Outpatient Laparoscopic Subtotal Hysterectomies Considered Safe


SAN DIEGO — Laparoscopic supracervical hysterectomies can be done safely on an outpatient basis, a review of 190 cases suggests, Stefanos Chandakas, M.D., reported.

The surgeries were performed over a 14-month period by a two-surgeon team at Princess Royal University Hospital, London, where subtotal hysterectomies have been the norm since 2001. Patients underwent the hysterectomies to treat endometriosis (22%), menorrhagia (66%), and endometrial pathology (12%). All had failed medical therapy.

Patients lost an estimated 200 mL of blood on average, ranging from 50 to 2,000 mL. Less than 100 mL of blood was lost in 74% of cases, estimated Dr. Chandakas of the hospital, and his associates.

There were no significant intraoperative complications, vascular injuries, or nerve or ureter injuries. The average length of stay was 8 hours, and 94% of patients were discharged in less than 24 hours.

Postoperative complications included bladder infection or dysfunction in 2%, deep vein thrombosis in less than 1%, and paralytic ileus in one patient. Minimal cyclic bleeding occurred in 1% of patients. That's better than complication rates of 1%–10% reported in the literature, perhaps “because we spend 3–5 minutes coagulating the cervical canal” during the surgery, he said. One patient required reoperation for an intraabdominal abscess.

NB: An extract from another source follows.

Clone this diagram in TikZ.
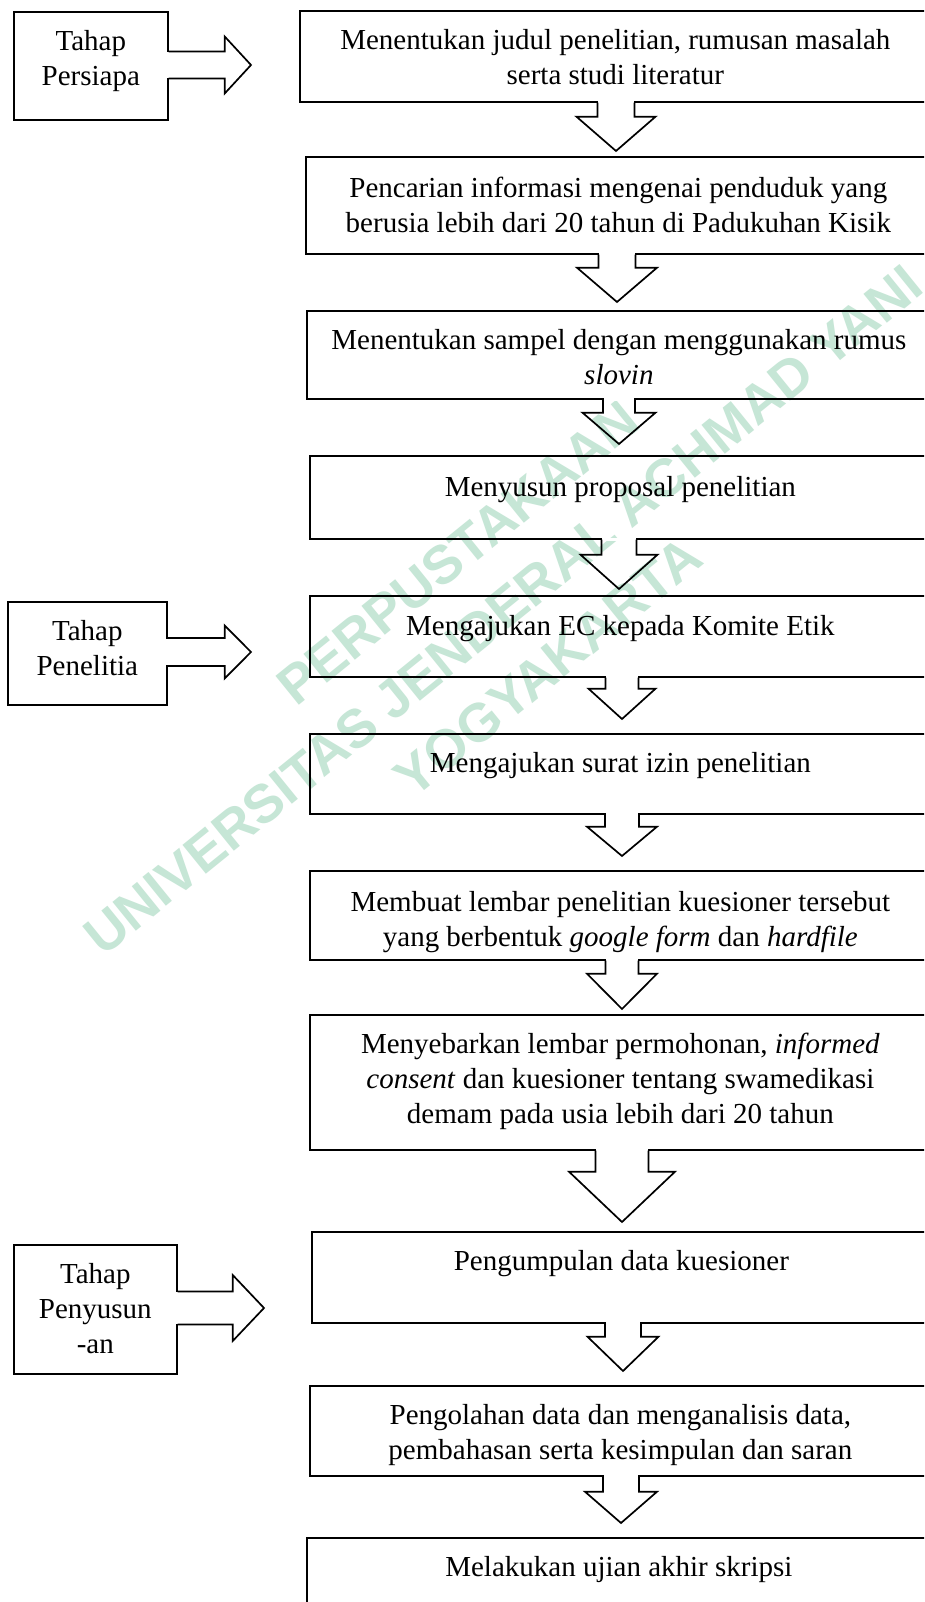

Compared with total abdominal hysterectomy or total vaginal hysterectomy, laparoscopic supracervical hysterectomy is “a much safer and easier operation to do,” Dr. Chandakas said.

Patients ranged in age from 33 to 53 years, with uterine sizes of 8–41 weeks and uterine weights of 36–325 g. The procedure took 125 minutes when first adopted by Dr. Chandakas' institution, but in recent years 80% of laparoscopic supracervical hysterectomies have averaged 40–45 minutes. The main reason for the longer surgical times was difficulty with the morcellator. Operating times decreased when the surgeons switched to disposable morcellators, he noted.

The team performed laparoscopic supracervical hysterectomy using PlasmaKinetic energy for tissue dissection and coagulation and a 12-mm morcellator to remove dissected organs. U.S. physicians in the audience said that surgeons in this country are just starting to use this approach.

“In the last 3–4 years, we can see a trend of supracervical hysterectomies coming back and becoming more and more widespread both in the U.K. and in the U.S.,” Dr. Chandakas said. The laparoscopic approach to supracervical hysterectomies is newer and easier, he added.

Concerns have been expressed in the literature that subtotal hysterectomies to treat malignancies may leave patients with higher risk compared with total hysterectomies, because the cervix remains intact. There is no evidence, however, that total hysterectomies decrease mortality from cervical cancer. It's the Pap screening that reduces mortality, he noted.